L'utopia possibile degli "antagonisti": le cooperative di inizio 1800

Coerentemente con quella visione immaginaria della realtà, si può quindi dire che il capitalismo non si regge più sull’estorsione di plusvalore ossia sullo sfruttamento della classe operaia, ma sullo “sfruttamento dei soggetti sociali”. Chi siano, questi soggetti sociali, non è dato saperlo.

D’altra parte, la confusione regna sovrana nella mente degli “antagonisti” quando si chiede l’abbattimento del sistema del lavoro salariato e contemporaneamente un reddito garantito: mentre il primo presuppone la fine del capitalismo, col secondo si rimane ancora integralmente dentro una società capitalistico-mercantile con tutte le sue categorie economiche quali il denaro, la merce, il salario e, appunto, il reddito.

Ugualmente, mentre si dice di essere per una “utopia possibile” (intendendo, forse, quello che senza vergogna e senza autocompiacimenti intellettualoidi noi chiamiamo comunismo) di tipo radicale, contemporaneamente si agisce per la costruzione di “rapporti di cooperazione sociale capaci di creare lavori socialmente utili partendo dai bisogni e dalle necessità delle persone”, il che significa la messa in cantiere, se mai ne fossero capaci, di cooperative di produzione e di consumo, ridicole caricature delle cooperative dei primi del secolo le quali, pur essendo riformiste, erano una cosa seria, se non altro perché riunivano veri proletari e non piccola borghesia più o meno studentesca.

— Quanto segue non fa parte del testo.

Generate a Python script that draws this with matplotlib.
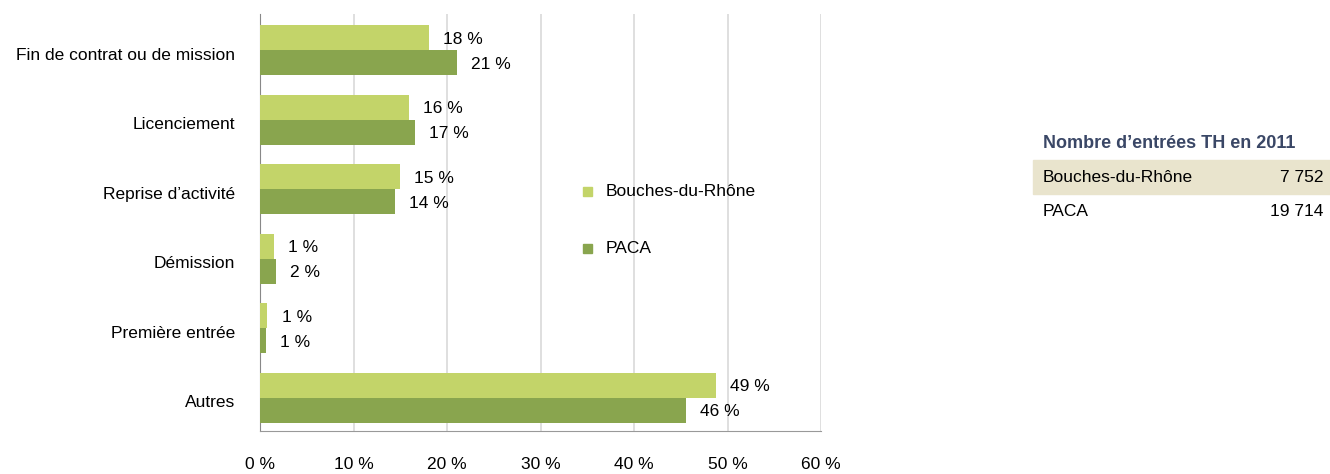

Pensare di potersi creare delle nicchie extracapitalistiche dentro il capitale è un’utopia... impossibile.

Ma la regressione del pensiero “antagonista” è tale che finisce per riproporre ciò che il socialismo utopistico - inteso in senso storico - proponeva oltre un secolo e mezzo fa: altro che post-fordismo. Sembra di essere tornati ai tempi in cui Marx ed Engels erano ancora degli studentelli e la macchina a vapore lottava col telaio a mano.

Nell’epoca della globalizzazione dell’economia e dello strapotere del capitale finanziario, cioè del capitalismo imperialista, gli “antagonisti” non trovano ridicolo parlare di “autoproduzioni alimentari (la pasta fatta in casa, scorciatoia per il comunismo?) artigianali e culturali, di “banche” di mutuo soccorso... commercio equo e solidale” (intervento del Coordinamento pugliese alla quarta convenzione nazionale delle forze antagoniste, Roma 25/26 giugno 1994, in Tamtam, n° zero, luglio 1994, pag. 4).

Era, questa, l’utopia di tanti piccoli artigiani sulla via della proletarizzazione nella prima metà del secolo scorso: una società di piccoli produttori, di piccolo commercio, di poco denaro, come se il capitalismo non fosse nato proprio da lì. Questo sogno, fuori dalla storia sempre, ma “comprensibile” per quei tempi, è definitivamente sepolto e non bastano certo due chitarre e un violino di un’autoproduzione musicale per renderlo realizzabile.

Chi vuole trastullarsi con simili scemenze lo faccia pure, ma la smetta almeno di considerarsi anticapitalista e marxista, sarebbe meglio per tutti, soprattutto per chi marxista, e quindi anticapitalista, lo è davvero.